*INSTRUCTIONS TO FOLLOW*
Render the material again word for word, skipping the pictures in it.

*SOURCE DATA*
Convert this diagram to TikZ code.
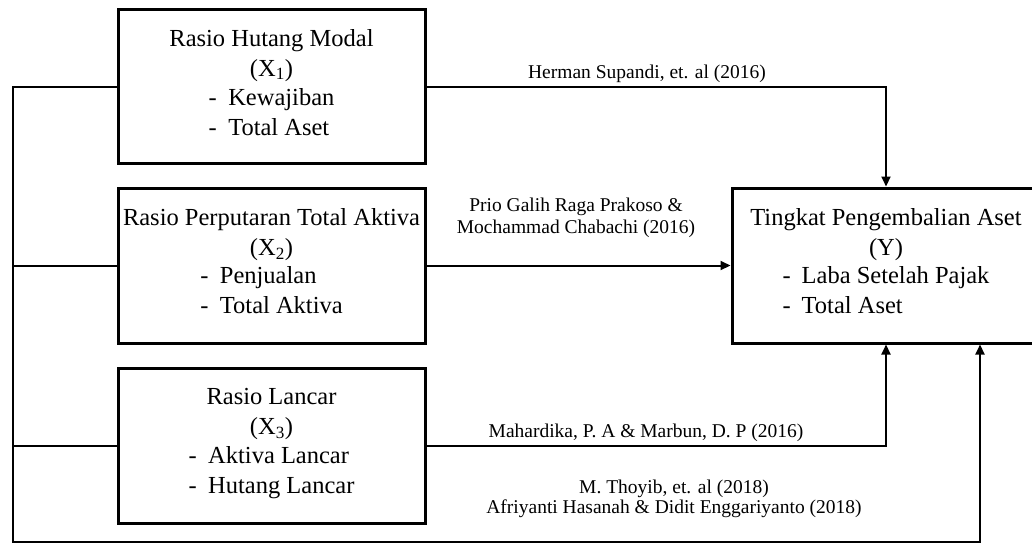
\documentclass[tikz,border=0pt]{standalone}
\usepackage{fontspec}
\setmainfont{Liberation Serif}
\usetikzlibrary{arrows.meta}

\begin{document}
\begin{tikzpicture}[x=1pt, y=-1pt,
  box/.style={draw, line width=3pt, minimum width=307pt, minimum height=155pt, inner sep=2pt, align=center, font=\fontsize{24.5}{30}\selectfont},
  line/.style={line width=2pt},
  arr/.style={line width=2pt, -{Triangle[length=10pt,width=9pt]}},
  lbl/.style={inner sep=0pt, align=center, font=\fontsize{19.5}{22}\selectfont}]
\useasboundingbox (0,0) rectangle (1032,543);
% variables
\node[box, minimum height=153pt] (x1) at (271.5,86.5) {Rasio Hutang Modal\\(X\textsubscript{1})\\[-1pt]
  \begin{tabular}[t]{@{}l@{\hspace{11.5pt}}l@{}}- & Kewajiban\\- & Total Aset\end{tabular}};
\node[box] (x2) at (271.5,265.5) {Rasio Perputaran Total Aktiva\\(X\textsubscript{2})\\[-2pt]
  \begin{tabular}[t]{@{}l@{\hspace{11.5pt}}l@{}}- & Penjualan\\- & Total Aktiva\end{tabular}};
\node[box] (x3) at (271.5,445.5) {Rasio Lancar\\(X\textsubscript{3})\\[-1pt]
  \begin{tabular}[t]{@{}l@{\hspace{11.5pt}}l@{}}- & Aktiva Lancar\\- & Hutang Lancar\end{tabular}};
\node[box, minimum width=308pt] (y) at (886,265.5) {Tingkat Pengembalian Aset\\(Y)\\[-2pt]
  \begin{tabular}[t]{@{}l@{\hspace{11pt}}l@{}}- & Laba Setelah Pajak\\- & Total Aset\end{tabular}};
% arrows to y
\draw[arr] (x1.east) -| (y.north);
\draw[arr] (x2.east) -- (y.west);
\draw[arr] (x3.east) -| (y.south);
% left trunk
\coordinate (lb) at (12.5,541.5);
\draw[line] (x2.west) -- (x2.west -| lb);
\draw[line] (x3.west) -- (x3.west -| lb);
\draw[arr] (x1.west) -| (lb) -| ([xshift=94pt]y.south);
% sources
\node[lbl, anchor=base] (h1) at (647,78) {Herman Supandi, et. al (2016)};
\node[lbl, anchor=base] (h2) at (576,233) {Prio Galih Raga Prakoso \&\\Mochammad Chabachi (2016)};
\node[lbl, anchor=base] (h3) at (646,437) {Mahardika, P. A \& Marbun, D. P (2016)};
\node[lbl, anchor=base, font=\fontsize{19.5}{19.5}\selectfont] (h4) at (674,513) {M. Thoyib, et. al (2018)\\Afriyanti Hasanah \& Didit Enggariyanto (2018)};
\end{tikzpicture}
\end{document}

*ANSWER TO THE PROBLEM*
Convert this diagram to TikZ code.
\documentclass[tikz,border=0pt]{standalone}
\usepackage{fontspec}
\setmainfont{Liberation Serif}
\usetikzlibrary{arrows.meta}

\begin{document}
\begin{tikzpicture}[x=1pt, y=-1pt,
  box/.style={draw, line width=3pt, minimum width=307pt, minimum height=155pt, inner sep=2pt, align=center, font=\fontsize{24.5}{30}\selectfont},
  line/.style={line width=2pt},
  arr/.style={line width=2pt, -{Triangle[length=10pt,width=9pt]}},
  lbl/.style={inner sep=0pt, align=center, font=\fontsize{19.5}{22}\selectfont}]
\useasboundingbox (0,0) rectangle (1032,543);
% variables
\node[box, minimum height=153pt] (x1) at (271.5,86.5) {Rasio Hutang Modal\\(X\textsubscript{1})\\[-1pt]
  \begin{tabular}[t]{@{}l@{\hspace{11.5pt}}l@{}}- & Kewajiban\\- & Total Aset\end{tabular}};
\node[box] (x2) at (271.5,265.5) {Rasio Perputaran Total Aktiva\\(X\textsubscript{2})\\[-2pt]
  \begin{tabular}[t]{@{}l@{\hspace{11.5pt}}l@{}}- & Penjualan\\- & Total Aktiva\end{tabular}};
\node[box] (x3) at (271.5,445.5) {Rasio Lancar\\(X\textsubscript{3})\\[-1pt]
  \begin{tabular}[t]{@{}l@{\hspace{11.5pt}}l@{}}- & Aktiva Lancar\\- & Hutang Lancar\end{tabular}};
\node[box, minimum width=308pt] (y) at (886,265.5) {Tingkat Pengembalian Aset\\(Y)\\[-2pt]
  \begin{tabular}[t]{@{}l@{\hspace{11pt}}l@{}}- & Laba Setelah Pajak\\- & Total Aset\end{tabular}};
% arrows to y
\draw[arr] (x1.east) -| (y.north);
\draw[arr] (x2.east) -- (y.west);
\draw[arr] (x3.east) -| (y.south);
% left trunk
\coordinate (lb) at (12.5,541.5);
\draw[line] (x2.west) -- (x2.west -| lb);
\draw[line] (x3.west) -- (x3.west -| lb);
\draw[arr] (x1.west) -| (lb) -| ([xshift=94pt]y.south);
% sources
\node[lbl, anchor=base] (h1) at (647,78) {Herman Supandi, et. al (2016)};
\node[lbl, anchor=base] (h2) at (576,233) {Prio Galih Raga Prakoso \&\\Mochammad Chabachi (2016)};
\node[lbl, anchor=base] (h3) at (646,437) {Mahardika, P. A \& Marbun, D. P (2016)};
\node[lbl, anchor=base, font=\fontsize{19.5}{19.5}\selectfont] (h4) at (674,513) {M. Thoyib, et. al (2018)\\Afriyanti Hasanah \& Didit Enggariyanto (2018)};
\end{tikzpicture}
\end{document}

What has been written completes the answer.